··· Provided material ···

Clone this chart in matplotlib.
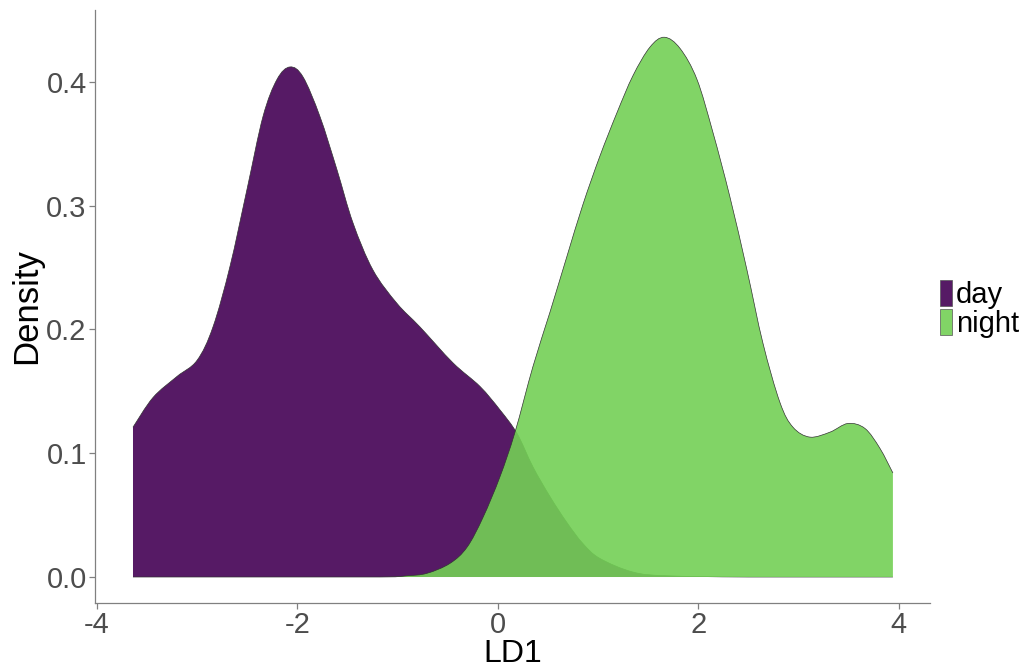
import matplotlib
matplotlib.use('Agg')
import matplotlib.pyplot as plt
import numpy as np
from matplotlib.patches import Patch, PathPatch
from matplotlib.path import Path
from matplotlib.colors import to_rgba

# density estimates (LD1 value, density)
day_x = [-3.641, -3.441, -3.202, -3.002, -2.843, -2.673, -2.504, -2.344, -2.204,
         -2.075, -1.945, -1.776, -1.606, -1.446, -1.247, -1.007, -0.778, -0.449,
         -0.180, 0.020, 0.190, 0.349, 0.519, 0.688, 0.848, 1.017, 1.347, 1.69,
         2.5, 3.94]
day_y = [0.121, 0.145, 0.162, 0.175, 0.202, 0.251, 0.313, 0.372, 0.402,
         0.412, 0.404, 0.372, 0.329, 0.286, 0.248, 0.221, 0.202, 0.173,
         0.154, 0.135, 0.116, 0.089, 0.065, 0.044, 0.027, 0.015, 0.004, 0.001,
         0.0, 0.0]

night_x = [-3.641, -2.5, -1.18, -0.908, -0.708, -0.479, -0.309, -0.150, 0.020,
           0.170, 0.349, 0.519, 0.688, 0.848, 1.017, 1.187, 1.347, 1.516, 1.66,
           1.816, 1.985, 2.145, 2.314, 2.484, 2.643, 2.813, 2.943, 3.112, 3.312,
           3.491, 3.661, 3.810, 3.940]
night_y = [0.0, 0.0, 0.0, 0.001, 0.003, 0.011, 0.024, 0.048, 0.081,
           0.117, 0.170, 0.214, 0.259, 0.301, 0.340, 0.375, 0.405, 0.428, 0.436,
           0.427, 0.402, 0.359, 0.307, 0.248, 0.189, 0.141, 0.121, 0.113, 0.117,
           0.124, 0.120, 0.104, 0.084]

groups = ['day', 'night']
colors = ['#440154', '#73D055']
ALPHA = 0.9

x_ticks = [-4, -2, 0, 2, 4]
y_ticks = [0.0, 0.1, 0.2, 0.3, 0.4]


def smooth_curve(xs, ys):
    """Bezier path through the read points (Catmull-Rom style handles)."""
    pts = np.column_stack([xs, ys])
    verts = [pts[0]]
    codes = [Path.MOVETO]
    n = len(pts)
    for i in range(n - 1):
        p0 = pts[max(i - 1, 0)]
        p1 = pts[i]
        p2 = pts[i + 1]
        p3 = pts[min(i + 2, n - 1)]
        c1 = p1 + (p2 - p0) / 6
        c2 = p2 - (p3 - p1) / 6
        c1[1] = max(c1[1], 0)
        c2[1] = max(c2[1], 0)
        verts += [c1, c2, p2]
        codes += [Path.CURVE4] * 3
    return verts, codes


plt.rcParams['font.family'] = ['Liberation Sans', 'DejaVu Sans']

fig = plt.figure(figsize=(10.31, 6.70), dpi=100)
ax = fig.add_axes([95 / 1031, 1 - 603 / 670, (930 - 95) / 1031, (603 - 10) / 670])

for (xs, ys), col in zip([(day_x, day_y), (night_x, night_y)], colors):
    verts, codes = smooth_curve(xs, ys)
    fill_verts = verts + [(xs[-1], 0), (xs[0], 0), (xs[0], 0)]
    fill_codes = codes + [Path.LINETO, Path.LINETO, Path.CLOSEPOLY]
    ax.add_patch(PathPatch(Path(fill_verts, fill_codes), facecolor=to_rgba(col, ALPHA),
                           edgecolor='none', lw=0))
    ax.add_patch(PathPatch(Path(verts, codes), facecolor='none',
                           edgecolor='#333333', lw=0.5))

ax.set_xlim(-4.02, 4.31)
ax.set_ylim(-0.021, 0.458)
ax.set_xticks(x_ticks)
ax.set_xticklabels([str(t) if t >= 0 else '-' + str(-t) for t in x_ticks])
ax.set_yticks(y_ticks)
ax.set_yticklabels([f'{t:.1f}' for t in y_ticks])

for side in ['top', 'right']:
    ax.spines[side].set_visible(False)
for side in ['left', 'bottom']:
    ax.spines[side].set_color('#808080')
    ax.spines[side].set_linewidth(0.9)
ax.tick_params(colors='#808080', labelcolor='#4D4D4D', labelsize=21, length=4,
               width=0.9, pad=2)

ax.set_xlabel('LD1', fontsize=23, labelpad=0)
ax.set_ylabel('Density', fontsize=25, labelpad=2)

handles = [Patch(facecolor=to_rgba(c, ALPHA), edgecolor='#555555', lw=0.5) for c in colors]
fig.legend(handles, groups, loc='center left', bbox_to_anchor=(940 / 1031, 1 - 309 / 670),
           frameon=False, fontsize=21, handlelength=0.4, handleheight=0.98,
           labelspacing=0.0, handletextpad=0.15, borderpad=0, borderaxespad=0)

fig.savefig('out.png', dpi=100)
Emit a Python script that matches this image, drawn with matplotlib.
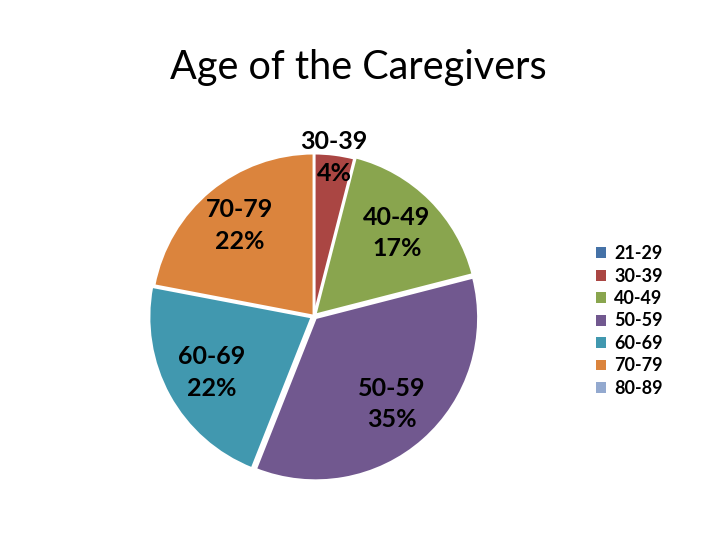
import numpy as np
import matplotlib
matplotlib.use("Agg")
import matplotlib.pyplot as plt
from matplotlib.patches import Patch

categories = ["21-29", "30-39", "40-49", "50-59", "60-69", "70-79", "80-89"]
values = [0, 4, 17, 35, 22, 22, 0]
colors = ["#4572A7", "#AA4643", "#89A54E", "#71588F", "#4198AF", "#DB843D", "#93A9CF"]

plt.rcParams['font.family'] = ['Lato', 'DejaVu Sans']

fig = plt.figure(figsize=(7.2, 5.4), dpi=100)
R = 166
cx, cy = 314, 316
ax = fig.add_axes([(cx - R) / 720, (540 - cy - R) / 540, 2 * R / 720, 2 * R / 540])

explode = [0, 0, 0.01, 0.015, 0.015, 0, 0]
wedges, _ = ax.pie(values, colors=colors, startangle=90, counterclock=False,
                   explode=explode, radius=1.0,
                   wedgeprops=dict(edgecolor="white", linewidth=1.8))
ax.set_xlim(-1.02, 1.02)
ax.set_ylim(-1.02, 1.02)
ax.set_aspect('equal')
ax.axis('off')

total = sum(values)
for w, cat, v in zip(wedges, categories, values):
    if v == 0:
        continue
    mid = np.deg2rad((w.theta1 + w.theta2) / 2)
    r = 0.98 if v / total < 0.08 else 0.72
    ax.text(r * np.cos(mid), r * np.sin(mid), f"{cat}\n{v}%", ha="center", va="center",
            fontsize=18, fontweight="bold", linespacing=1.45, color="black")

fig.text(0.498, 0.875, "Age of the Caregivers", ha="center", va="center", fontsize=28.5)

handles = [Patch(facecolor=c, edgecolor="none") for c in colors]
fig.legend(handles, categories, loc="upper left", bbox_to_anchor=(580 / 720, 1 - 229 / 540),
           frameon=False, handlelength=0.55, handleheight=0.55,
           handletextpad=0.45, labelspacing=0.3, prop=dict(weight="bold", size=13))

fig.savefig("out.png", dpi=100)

···

Goal of the exercise ::
Pictures stay out of the copy; please restate every record above exactly.

Completed exercise ::
Clone this chart in matplotlib.
import matplotlib
matplotlib.use('Agg')
import matplotlib.pyplot as plt
import numpy as np
from matplotlib.patches import Patch, PathPatch
from matplotlib.path import Path
from matplotlib.colors import to_rgba

# density estimates (LD1 value, density)
day_x = [-3.641, -3.441, -3.202, -3.002, -2.843, -2.673, -2.504, -2.344, -2.204,
         -2.075, -1.945, -1.776, -1.606, -1.446, -1.247, -1.007, -0.778, -0.449,
         -0.180, 0.020, 0.190, 0.349, 0.519, 0.688, 0.848, 1.017, 1.347, 1.69,
         2.5, 3.94]
day_y = [0.121, 0.145, 0.162, 0.175, 0.202, 0.251, 0.313, 0.372, 0.402,
         0.412, 0.404, 0.372, 0.329, 0.286, 0.248, 0.221, 0.202, 0.173,
         0.154, 0.135, 0.116, 0.089, 0.065, 0.044, 0.027, 0.015, 0.004, 0.001,
         0.0, 0.0]

night_x = [-3.641, -2.5, -1.18, -0.908, -0.708, -0.479, -0.309, -0.150, 0.020,
           0.170, 0.349, 0.519, 0.688, 0.848, 1.017, 1.187, 1.347, 1.516, 1.66,
           1.816, 1.985, 2.145, 2.314, 2.484, 2.643, 2.813, 2.943, 3.112, 3.312,
           3.491, 3.661, 3.810, 3.940]
night_y = [0.0, 0.0, 0.0, 0.001, 0.003, 0.011, 0.024, 0.048, 0.081,
           0.117, 0.170, 0.214, 0.259, 0.301, 0.340, 0.375, 0.405, 0.428, 0.436,
           0.427, 0.402, 0.359, 0.307, 0.248, 0.189, 0.141, 0.121, 0.113, 0.117,
           0.124, 0.120, 0.104, 0.084]

groups = ['day', 'night']
colors = ['#440154', '#73D055']
ALPHA = 0.9

x_ticks = [-4, -2, 0, 2, 4]
y_ticks = [0.0, 0.1, 0.2, 0.3, 0.4]


def smooth_curve(xs, ys):
    """Bezier path through the read points (Catmull-Rom style handles)."""
    pts = np.column_stack([xs, ys])
    verts = [pts[0]]
    codes = [Path.MOVETO]
    n = len(pts)
    for i in range(n - 1):
        p0 = pts[max(i - 1, 0)]
        p1 = pts[i]
        p2 = pts[i + 1]
        p3 = pts[min(i + 2, n - 1)]
        c1 = p1 + (p2 - p0) / 6
        c2 = p2 - (p3 - p1) / 6
        c1[1] = max(c1[1], 0)
        c2[1] = max(c2[1], 0)
        verts += [c1, c2, p2]
        codes += [Path.CURVE4] * 3
    return verts, codes


plt.rcParams['font.family'] = ['Liberation Sans', 'DejaVu Sans']

fig = plt.figure(figsize=(10.31, 6.70), dpi=100)
ax = fig.add_axes([95 / 1031, 1 - 603 / 670, (930 - 95) / 1031, (603 - 10) / 670])

for (xs, ys), col in zip([(day_x, day_y), (night_x, night_y)], colors):
    verts, codes = smooth_curve(xs, ys)
    fill_verts = verts + [(xs[-1], 0), (xs[0], 0), (xs[0], 0)]
    fill_codes = codes + [Path.LINETO, Path.LINETO, Path.CLOSEPOLY]
    ax.add_patch(PathPatch(Path(fill_verts, fill_codes), facecolor=to_rgba(col, ALPHA),
                           edgecolor='none', lw=0))
    ax.add_patch(PathPatch(Path(verts, codes), facecolor='none',
                           edgecolor='#333333', lw=0.5))

ax.set_xlim(-4.02, 4.31)
ax.set_ylim(-0.021, 0.458)
ax.set_xticks(x_ticks)
ax.set_xticklabels([str(t) if t >= 0 else '-' + str(-t) for t in x_ticks])
ax.set_yticks(y_ticks)
ax.set_yticklabels([f'{t:.1f}' for t in y_ticks])

for side in ['top', 'right']:
    ax.spines[side].set_visible(False)
for side in ['left', 'bottom']:
    ax.spines[side].set_color('#808080')
    ax.spines[side].set_linewidth(0.9)
ax.tick_params(colors='#808080', labelcolor='#4D4D4D', labelsize=21, length=4,
               width=0.9, pad=2)

ax.set_xlabel('LD1', fontsize=23, labelpad=0)
ax.set_ylabel('Density', fontsize=25, labelpad=2)

handles = [Patch(facecolor=to_rgba(c, ALPHA), edgecolor='#555555', lw=0.5) for c in colors]
fig.legend(handles, groups, loc='center left', bbox_to_anchor=(940 / 1031, 1 - 309 / 670),
           frameon=False, fontsize=21, handlelength=0.4, handleheight=0.98,
           labelspacing=0.0, handletextpad=0.15, borderpad=0, borderaxespad=0)

fig.savefig('out.png', dpi=100)
Emit a Python script that matches this image, drawn with matplotlib.
import numpy as np
import matplotlib
matplotlib.use("Agg")
import matplotlib.pyplot as plt
from matplotlib.patches import Patch

categories = ["21-29", "30-39", "40-49", "50-59", "60-69", "70-79", "80-89"]
values = [0, 4, 17, 35, 22, 22, 0]
colors = ["#4572A7", "#AA4643", "#89A54E", "#71588F", "#4198AF", "#DB843D", "#93A9CF"]

plt.rcParams['font.family'] = ['Lato', 'DejaVu Sans']

fig = plt.figure(figsize=(7.2, 5.4), dpi=100)
R = 166
cx, cy = 314, 316
ax = fig.add_axes([(cx - R) / 720, (540 - cy - R) / 540, 2 * R / 720, 2 * R / 540])

explode = [0, 0, 0.01, 0.015, 0.015, 0, 0]
wedges, _ = ax.pie(values, colors=colors, startangle=90, counterclock=False,
                   explode=explode, radius=1.0,
                   wedgeprops=dict(edgecolor="white", linewidth=1.8))
ax.set_xlim(-1.02, 1.02)
ax.set_ylim(-1.02, 1.02)
ax.set_aspect('equal')
ax.axis('off')

total = sum(values)
for w, cat, v in zip(wedges, categories, values):
    if v == 0:
        continue
    mid = np.deg2rad((w.theta1 + w.theta2) / 2)
    r = 0.98 if v / total < 0.08 else 0.72
    ax.text(r * np.cos(mid), r * np.sin(mid), f"{cat}\n{v}%", ha="center", va="center",
            fontsize=18, fontweight="bold", linespacing=1.45, color="black")

fig.text(0.498, 0.875, "Age of the Caregivers", ha="center", va="center", fontsize=28.5)

handles = [Patch(facecolor=c, edgecolor="none") for c in colors]
fig.legend(handles, categories, loc="upper left", bbox_to_anchor=(580 / 720, 1 - 229 / 540),
           frameon=False, handlelength=0.55, handleheight=0.55,
           handletextpad=0.45, labelspacing=0.3, prop=dict(weight="bold", size=13))

fig.savefig("out.png", dpi=100)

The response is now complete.